Mention the word synergies after a blockbuster merger or acquisition and cynics will respond: ‘How many job cuts?’
However, if the tie-up is going to deliver, P&G will have to do more than cut overheads and boost distribution in China, according to brand experts.
It’s a cliché, said Nick Liddell, director of brand valuation at Interbrand, but P&G also needs to prove the new business is worth more than the sum of its parts. “Look at the co-branding opportunities Gillette has already missed - such as the M3Power.”
“It was powered by Duracell, but it didn’t make a big thing of this on the packaging. There must be opportunities for P&G to boost men’s toiletries using its expertise with women.”

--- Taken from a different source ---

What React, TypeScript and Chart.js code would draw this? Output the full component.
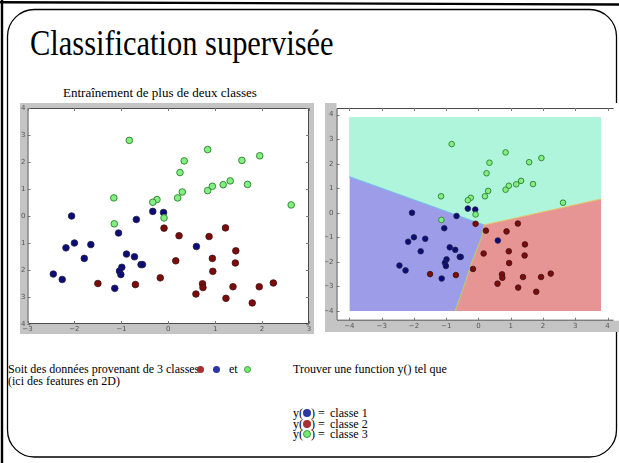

As for innovation, both brands have an impressive track record, with P&G particularly successful with gadgets such as Febreze electric air fresheners and electronic make-up applicators in the US this year.
The Gillette M3Power launch was also a hit in the US, although legal wrangling with rival Wilkinson Sword has thwarted progress elsewhere.
But most developments have been brand extensions such as variants of Pantene, said one buyer. “Companies such as Unilever and P&G are concentrating on brands with global potential. Unless there is a genuinely new category, they are not going to create a completely new brand if it’s just going to do a few million.”
The good news for P&G is that most of the key categories in which it operates are showing good growth in the UK, according to TNS Superpanel data for the year to January 2005, with razors and blades up 9%, haircare up 3%, skincare up 10% and batteries up 5%.